This tradition was particularly notable during the lead-up to the 1997 handover that changed Hong Kong from a British colony into a Special Administrative Region (SAR) of the People’s Republic of China (PRC). Yet there is also a famous earlier illustration of faulty forecasting: Lord Palmerston’s assertion in 1841 that Hong Kong, then just coming under British rule, would never be a great “mart of trade” like Macau and Canton.
Second, prognosticating is hard because Hong Kong’s fate is intertwined with that of the Chinese Communist Party (CCP), which has itself defied expectations.
The CCP was thought to have no chance of taking power at various points before 1949 – and then it took power. Afterwards, some took for granted that as long as Mao Zedong was alive, the country he led would stay closely allied with the Soviet Union and view the United States as its main enemy, but before he died he had broken with Moscow and hosted Richard Nixon in Beijing. In the 1990s, books predicted confidently that the CCP’s version of one-party rule would not endure much longer, yet it has. There were also many who expected – and I plead guilty to this more cautious sort of erroneous prediction – that what we would likely, if not definitely, see the CCP continue to stay in power but to move in the twenty-first century along the path it had followed from the mid-1990s until the turn of the millennium: very gradually allowing its people more freedoms in various realms, with occasional brief backslides toward increased repression, all while maintaining its monopoly on political power.
In this respect I have been proved wrong (as have others who had similar expectations) by the chill that began to set in after the Olympics, and which has become a bitter winter since Xi Jinping became head of the Party late in 2012 and head of state in early 2013. For more than a decade now, there has never been a year when the Party has used a lighter touch in areas such as civil society activity than it had the year before, and there have been some years when in certain parts of the country we have seen a dramatic tightening of controls – the proliferation of indoctrination camps in Xinjiang being a particularly important case in point.
Third, the starting and stopping of social movements is notoriously hard to predict, in all parts the world.
Before the fall of 1989, no one was predicting that massive crowds would take to the streets in East Germany. Nor, in the wake of the first large gatherings, were many people saying that the wave of unrest would end with the Berlin Wall coming down. Closer to home and the present, before the Parkland killings two years ago, few thought that the current generation of American teenagers – often described as self-absorbed and dismissed as politically apathetic – would take the lead in a mass movement. Yet they staged an impressively large anti-gun violence march on Washington. And after that march, some expected that Americans would finally wage a sustained struggle to push for tougher gun laws, but that was not to be.

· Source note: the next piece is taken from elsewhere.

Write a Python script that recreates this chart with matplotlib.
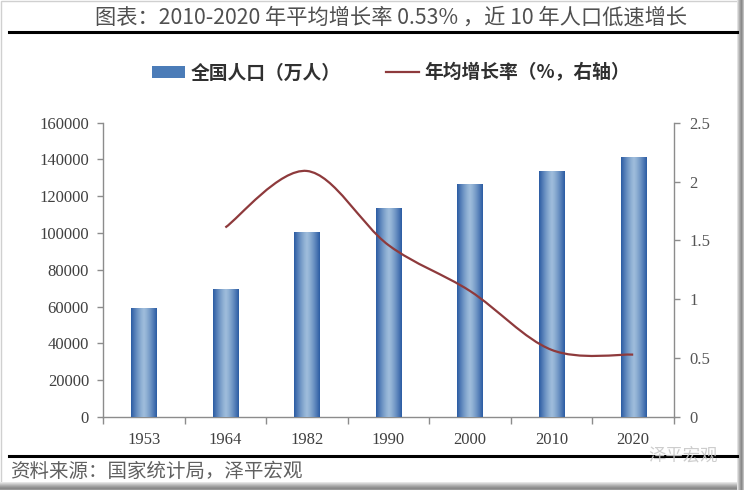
import numpy as np
import matplotlib
matplotlib.use("Agg")
import matplotlib.pyplot as plt
from matplotlib.path import Path
from matplotlib.patches import PathPatch, Rectangle, Patch
from matplotlib.lines import Line2D

plt.rcParams['font.family'] = ['Noto Sans CJK SC', 'DejaVu Sans']

# ---- data ----
years = ['1953', '1964', '1982', '1990', '2000', '2010', '2020']
population = [59000, 69458, 100818, 113368, 126583, 133972, 141178]   # 万人
growth_years = ['1964', '1982', '1990', '2000', '2010', '2020']
growth_rate = [1.61, 2.09, 1.46, 1.07, 0.57, 0.53]                       # %
left_ticks = [0, 20000, 40000, 60000, 80000, 100000, 120000, 140000, 160000]
right_ticks = [0, 0.5, 1, 1.5, 2, 2.5]
right_tick_labels = ['0', '0.5', '1', '1.5', '2', '2.5']

title = '图表：2010-2020 年平均增长率 0.53% ，近 10 年人口低速增长'
legend_labels = ['全国人口（万人）', '年均增长率（%，右轴）']
source = '资料来源：国家统计局，泽平宏观'
watermark = '泽平宏观'

W, H = 744, 490
fig = plt.figure(figsize=(W / 100, H / 100), dpi=100)
fig.patch.set_facecolor('white')

ax = fig.add_axes([103 / W, 1 - 417 / H, (674 - 103) / W, (417 - 122.7) / H])
ax2 = ax.twinx()

x = np.arange(len(years))
bar_color = '#3f6fae'
bars = ax.bar(x, population, width=0.31, color=bar_color, zorder=2)

# gradient fill on the bars (dark edges, light centre)
g = np.linspace(-1, 1, 64)
shade = np.abs(g) ** 1.3
dark = np.array([0.17, 0.36, 0.64])
light = np.array([0.62, 0.74, 0.86])
grad = light[None, :] * (1 - shade[:, None]) + dark[None, :] * shade[:, None]
grad_img = grad[None, :, :]
for b in bars:
    x0, w, h = b.get_x(), b.get_width(), b.get_height()
    im = ax.imshow(grad_img, extent=(x0, x0 + w, 0, h), aspect='auto',
                   zorder=3, interpolation='bilinear')
    im.set_clip_path(b)

serif = ['Liberation Serif', 'DejaVu Serif']
label_c = '#404040'

ax.set_xlim(-0.5, len(years) - 0.5)
ax.set_ylim(0, 160000)
ax.set_yticks(left_ticks)
ax.set_yticklabels([str(v) for v in left_ticks], fontfamily=serif, fontsize=12, color=label_c)
ax.set_xticks(x)
ax.set_xticklabels(years, fontfamily=serif, fontsize=12, color=label_c)
ax.set_xticks(np.arange(-0.5, len(years)), minor=True)

# smoothed line (Excel-like Bezier smoothing through the data points)
gx = np.array([years.index(y) for y in growth_years], dtype=float)
gy = np.array(growth_rate, dtype=float)
pts = np.column_stack([gx, gy])
verts = [tuple(pts[0])]
codes = [Path.MOVETO]
n = len(pts)
for i in range(n - 1):
    p0 = pts[i - 1] if i > 0 else pts[i]
    p1 = pts[i]
    p2 = pts[i + 1]
    p3 = pts[i + 2] if i + 2 < n else pts[i + 1]
    c1 = p1 + (p2 - p0) / 6.0
    c2 = p2 - (p3 - p1) / 6.0
    verts += [tuple(c1), tuple(c2), tuple(p2)]
    codes += [Path.CURVE4] * 3
line_color = '#8e3a3c'
ax2.add_patch(PathPatch(Path(verts, codes), facecolor='none', edgecolor=line_color,
                        lw=1.6, zorder=4))
ax2.set_ylim(0, 2.5)
ax2.set_yticks(right_ticks)
ax2.set_yticklabels(right_tick_labels, fontfamily=serif, fontsize=12, color='#555555')

spine_c = '#8c8c8c'
for a in (ax, ax2):
    for s in a.spines.values():
        s.set_color(spine_c)
        s.set_linewidth(1.0)
    a.spines['top'].set_visible(False)
ax.spines['right'].set_visible(False)
ax2.spines['left'].set_visible(False)
ax2.spines['bottom'].set_visible(False)

ax.tick_params(axis='y', direction='out', length=4, width=1, color=spine_c, pad=6)
ax.tick_params(axis='x', which='major', length=0, pad=11)
ax.tick_params(axis='x', which='minor', direction='out', length=5, width=1, color=spine_c)
ax2.tick_params(axis='y', direction='out', length=4, width=1, color=spine_c, pad=7)

# ---- title, rules, legend, source ----
fig.text(95 / W, 1 - 18 / H, title, fontsize=15.3, color='#505050', va='center', ha='left')
fig.add_artist(Line2D([9 / W, 737 / W], [1 - 32.5 / H, 1 - 32.5 / H], color='black', lw=2.2))
fig.add_artist(Line2D([9 / W, 737 / W], [1 - 455.5 / H, 1 - 455.5 / H], color='black', lw=2.2))

handles = [Patch(facecolor='#4b7cb8', edgecolor='none'),
           Line2D([0], [0], color=line_color, lw=1.6)]
leg = fig.legend(handles, legend_labels, loc='center', bbox_to_anchor=(391 / W, 1 - 73 / H),
                 ncol=2, frameon=False, handlelength=1.75, handleheight=0.55,
                 handletextpad=0.3, columnspacing=2.4,
                 prop={'size': 13.5, 'weight': 'bold'})
for t in leg.get_texts():
    t.set_color('#303030')

fig.text(10 / W, 1 - 471 / H, source, fontsize=14, color='#606060', style='italic',
         va='center', ha='left')
fig.text(648 / W, 1 - 455 / H, watermark, fontsize=12.5, color='#c8c8c8', style='italic',
         va='center', ha='left', alpha=0.9)

# ---- frame with shadow ----
fig.add_artist(Rectangle((1 / W, 0), 1 - 2 / W, 1 - 1.5 / H, transform=fig.transFigure,
                         fill=False, edgecolor='#d0d0d0', lw=1))
shades_r = ['#e2e2e2', '#c8c8c8', '#b0b0b0', '#9a9a9a', '#8a8a8a', '#a0a0a0', '#c0c0c0']
for i, c in enumerate(shades_r):
    fig.add_artist(Rectangle(((737 + i) / W, 0), 1 / W, 1, transform=fig.transFigure,
                             facecolor=c, edgecolor='none'))
shades_b = ['#e6e6e6', '#d4d4d4', '#c2c2c2', '#b0b0b0', '#a0a0a0', '#929292', '#8a8a8a', '#999999']
for i, c in enumerate(shades_b):
    fig.add_artist(Rectangle((0, (H - 482 - i - 1) / H), 737 / W, 1 / H, transform=fig.transFigure,
                             facecolor=c, edgecolor='none'))

fig.savefig('out.png', dpi=100, facecolor='white')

The course of events during the final half of 2019 and first weeks of 2020 proved clearly that Hong Kong has not lost its ability to make fools of forecasters. There were those who thought at various points that a massacre by People’s Liberation Army troops a la 1989 was likely, and that this is what would stop mass actions. (There was not.) Some predicted that, as soon as protesters engaged in even isolated acts of violence, popular support for it would diminish dramatically. (In fact, while there were a lot of protester attacks on property and some rare attacks on people, the majority of Hong Kong residents continued throughout 2019 to be less outraged by those occurrences than by strongarm police actions that injured both protesters and bystanders.) Some thought that what would end the movement would be the dismissal of Chief Executive Carrie Lam, the launching of an independent investigation into the police, or sheer exhaustion. Yet six months after the first big marches, Lam was in power, there was no independent investigation, and tired or not, people were still taking to the streets.)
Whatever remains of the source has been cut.